▶ TASK DESCRIPTION
Which lines contain the string "that"? Please list every one of them.
-------
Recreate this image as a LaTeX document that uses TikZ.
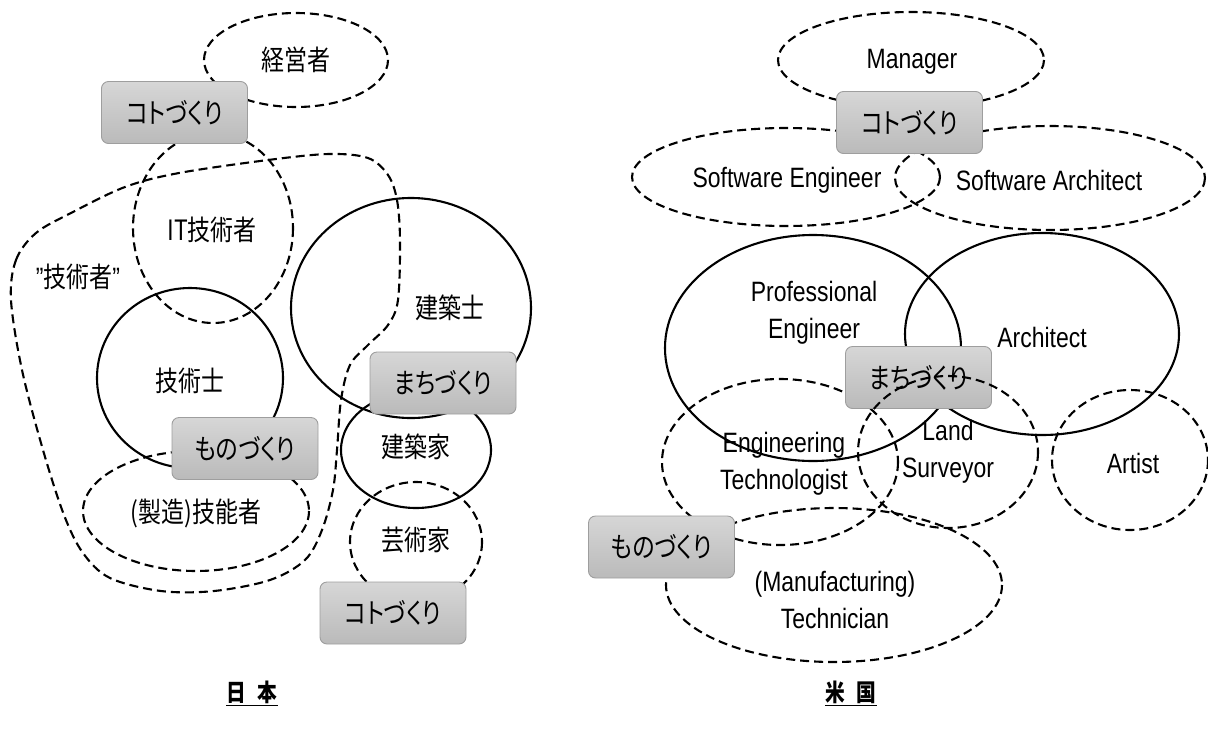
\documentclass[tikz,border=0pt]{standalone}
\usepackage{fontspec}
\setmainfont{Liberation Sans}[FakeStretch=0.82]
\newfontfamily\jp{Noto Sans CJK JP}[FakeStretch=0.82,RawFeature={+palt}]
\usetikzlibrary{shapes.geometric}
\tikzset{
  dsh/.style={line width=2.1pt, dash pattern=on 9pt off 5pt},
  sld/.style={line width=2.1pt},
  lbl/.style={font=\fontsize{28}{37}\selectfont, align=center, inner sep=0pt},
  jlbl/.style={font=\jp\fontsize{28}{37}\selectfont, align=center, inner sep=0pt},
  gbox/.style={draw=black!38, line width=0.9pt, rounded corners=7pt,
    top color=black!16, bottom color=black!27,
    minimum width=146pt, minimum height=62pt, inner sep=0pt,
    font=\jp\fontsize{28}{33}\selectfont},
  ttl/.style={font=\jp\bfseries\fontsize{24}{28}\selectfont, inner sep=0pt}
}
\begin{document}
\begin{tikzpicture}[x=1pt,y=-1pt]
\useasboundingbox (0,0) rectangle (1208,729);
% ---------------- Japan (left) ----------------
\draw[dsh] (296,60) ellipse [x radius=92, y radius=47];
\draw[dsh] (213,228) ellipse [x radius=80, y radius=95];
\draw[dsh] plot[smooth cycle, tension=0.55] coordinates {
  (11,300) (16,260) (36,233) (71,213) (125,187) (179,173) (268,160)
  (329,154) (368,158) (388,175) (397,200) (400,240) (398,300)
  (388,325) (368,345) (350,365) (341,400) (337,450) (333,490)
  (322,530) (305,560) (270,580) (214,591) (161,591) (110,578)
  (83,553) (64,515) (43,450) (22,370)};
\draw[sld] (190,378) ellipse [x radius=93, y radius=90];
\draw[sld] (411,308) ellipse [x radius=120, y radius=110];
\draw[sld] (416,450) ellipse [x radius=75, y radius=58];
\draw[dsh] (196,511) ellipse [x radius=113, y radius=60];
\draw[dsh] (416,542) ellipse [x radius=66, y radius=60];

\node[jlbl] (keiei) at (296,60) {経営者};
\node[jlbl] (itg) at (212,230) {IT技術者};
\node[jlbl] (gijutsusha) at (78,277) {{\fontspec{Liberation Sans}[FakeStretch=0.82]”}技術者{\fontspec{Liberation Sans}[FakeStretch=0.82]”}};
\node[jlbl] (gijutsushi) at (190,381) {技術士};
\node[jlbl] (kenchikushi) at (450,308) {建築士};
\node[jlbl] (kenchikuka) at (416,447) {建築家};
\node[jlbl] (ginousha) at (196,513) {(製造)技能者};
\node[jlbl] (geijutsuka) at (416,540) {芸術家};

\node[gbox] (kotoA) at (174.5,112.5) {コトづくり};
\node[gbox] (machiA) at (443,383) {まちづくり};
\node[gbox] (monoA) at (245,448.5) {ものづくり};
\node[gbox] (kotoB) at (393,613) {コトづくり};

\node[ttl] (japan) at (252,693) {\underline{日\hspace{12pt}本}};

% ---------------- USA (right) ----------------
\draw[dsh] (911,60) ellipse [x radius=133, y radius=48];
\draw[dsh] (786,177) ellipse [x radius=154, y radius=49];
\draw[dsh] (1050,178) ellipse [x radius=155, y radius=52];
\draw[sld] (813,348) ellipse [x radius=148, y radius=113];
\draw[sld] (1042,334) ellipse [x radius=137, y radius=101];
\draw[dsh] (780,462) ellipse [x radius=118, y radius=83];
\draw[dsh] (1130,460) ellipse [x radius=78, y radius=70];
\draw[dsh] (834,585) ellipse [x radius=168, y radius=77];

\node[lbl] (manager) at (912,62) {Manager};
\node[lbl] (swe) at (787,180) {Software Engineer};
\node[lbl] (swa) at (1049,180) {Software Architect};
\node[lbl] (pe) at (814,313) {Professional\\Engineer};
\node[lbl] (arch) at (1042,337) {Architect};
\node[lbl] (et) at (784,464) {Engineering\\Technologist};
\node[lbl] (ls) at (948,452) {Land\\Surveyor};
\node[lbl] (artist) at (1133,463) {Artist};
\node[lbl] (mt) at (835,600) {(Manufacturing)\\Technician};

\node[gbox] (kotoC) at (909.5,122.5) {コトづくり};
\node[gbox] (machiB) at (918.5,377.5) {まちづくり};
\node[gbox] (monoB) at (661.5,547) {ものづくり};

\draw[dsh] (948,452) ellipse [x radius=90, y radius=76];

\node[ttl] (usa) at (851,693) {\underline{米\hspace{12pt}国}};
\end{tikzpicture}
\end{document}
-------
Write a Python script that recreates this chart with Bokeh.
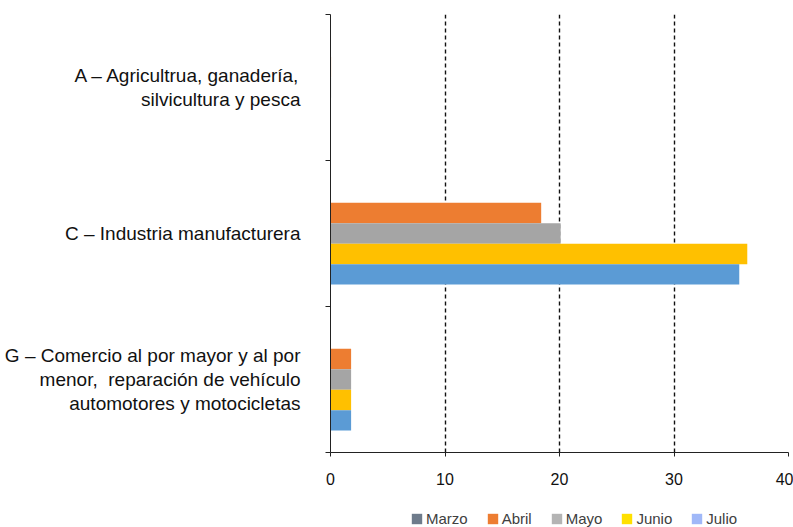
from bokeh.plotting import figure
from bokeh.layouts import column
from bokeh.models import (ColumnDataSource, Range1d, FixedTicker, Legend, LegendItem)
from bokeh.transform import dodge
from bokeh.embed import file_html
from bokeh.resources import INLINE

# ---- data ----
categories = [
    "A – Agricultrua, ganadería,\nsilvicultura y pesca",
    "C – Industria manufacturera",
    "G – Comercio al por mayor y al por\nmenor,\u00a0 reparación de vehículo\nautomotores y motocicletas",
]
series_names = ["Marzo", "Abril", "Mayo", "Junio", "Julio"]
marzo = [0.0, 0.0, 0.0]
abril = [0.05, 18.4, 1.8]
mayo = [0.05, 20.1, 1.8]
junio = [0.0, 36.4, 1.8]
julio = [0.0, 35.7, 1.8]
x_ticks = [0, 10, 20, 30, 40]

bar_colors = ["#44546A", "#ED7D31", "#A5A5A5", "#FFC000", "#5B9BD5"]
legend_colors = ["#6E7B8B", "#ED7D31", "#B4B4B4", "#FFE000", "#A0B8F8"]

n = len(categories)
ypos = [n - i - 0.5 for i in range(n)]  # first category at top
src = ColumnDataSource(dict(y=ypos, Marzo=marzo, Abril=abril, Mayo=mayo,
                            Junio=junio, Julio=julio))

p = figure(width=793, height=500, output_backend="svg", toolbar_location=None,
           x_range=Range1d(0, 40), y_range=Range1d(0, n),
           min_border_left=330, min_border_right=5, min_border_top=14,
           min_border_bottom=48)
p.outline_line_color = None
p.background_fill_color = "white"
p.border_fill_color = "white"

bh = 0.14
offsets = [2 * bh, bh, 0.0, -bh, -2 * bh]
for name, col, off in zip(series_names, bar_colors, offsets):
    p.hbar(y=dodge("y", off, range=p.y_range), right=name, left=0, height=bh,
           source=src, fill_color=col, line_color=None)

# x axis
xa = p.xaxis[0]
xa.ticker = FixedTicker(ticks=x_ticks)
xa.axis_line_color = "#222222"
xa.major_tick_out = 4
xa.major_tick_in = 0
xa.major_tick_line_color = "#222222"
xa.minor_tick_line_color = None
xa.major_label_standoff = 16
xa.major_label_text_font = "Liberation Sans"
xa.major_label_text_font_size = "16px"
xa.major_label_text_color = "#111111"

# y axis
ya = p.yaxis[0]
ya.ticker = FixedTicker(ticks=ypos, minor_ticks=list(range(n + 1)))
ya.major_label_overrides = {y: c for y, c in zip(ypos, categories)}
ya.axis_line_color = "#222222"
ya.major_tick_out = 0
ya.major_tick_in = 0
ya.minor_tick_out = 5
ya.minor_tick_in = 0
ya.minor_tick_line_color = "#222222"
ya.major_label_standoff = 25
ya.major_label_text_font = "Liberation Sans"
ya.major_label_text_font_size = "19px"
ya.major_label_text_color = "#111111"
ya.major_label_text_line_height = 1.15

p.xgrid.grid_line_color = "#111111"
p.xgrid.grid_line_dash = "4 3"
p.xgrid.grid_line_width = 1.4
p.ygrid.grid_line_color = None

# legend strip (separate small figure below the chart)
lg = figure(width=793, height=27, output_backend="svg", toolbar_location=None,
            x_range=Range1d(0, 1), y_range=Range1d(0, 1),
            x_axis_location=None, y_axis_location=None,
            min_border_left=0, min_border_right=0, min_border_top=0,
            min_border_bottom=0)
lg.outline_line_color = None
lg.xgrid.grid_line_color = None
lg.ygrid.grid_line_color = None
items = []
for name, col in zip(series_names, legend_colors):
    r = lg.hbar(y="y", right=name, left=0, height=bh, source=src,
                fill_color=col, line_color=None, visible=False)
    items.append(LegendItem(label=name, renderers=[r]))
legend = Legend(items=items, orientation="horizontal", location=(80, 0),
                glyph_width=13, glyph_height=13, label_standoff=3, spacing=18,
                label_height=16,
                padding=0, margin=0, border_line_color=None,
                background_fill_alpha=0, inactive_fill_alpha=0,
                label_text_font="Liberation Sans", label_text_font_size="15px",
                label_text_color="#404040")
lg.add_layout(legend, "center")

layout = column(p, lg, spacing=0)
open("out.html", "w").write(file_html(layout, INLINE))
-------
▶ RESULT FOR THIS EXERCISE
Recreate this image as a LaTeX document that uses TikZ.
Write a Python script that recreates this chart with Bokeh.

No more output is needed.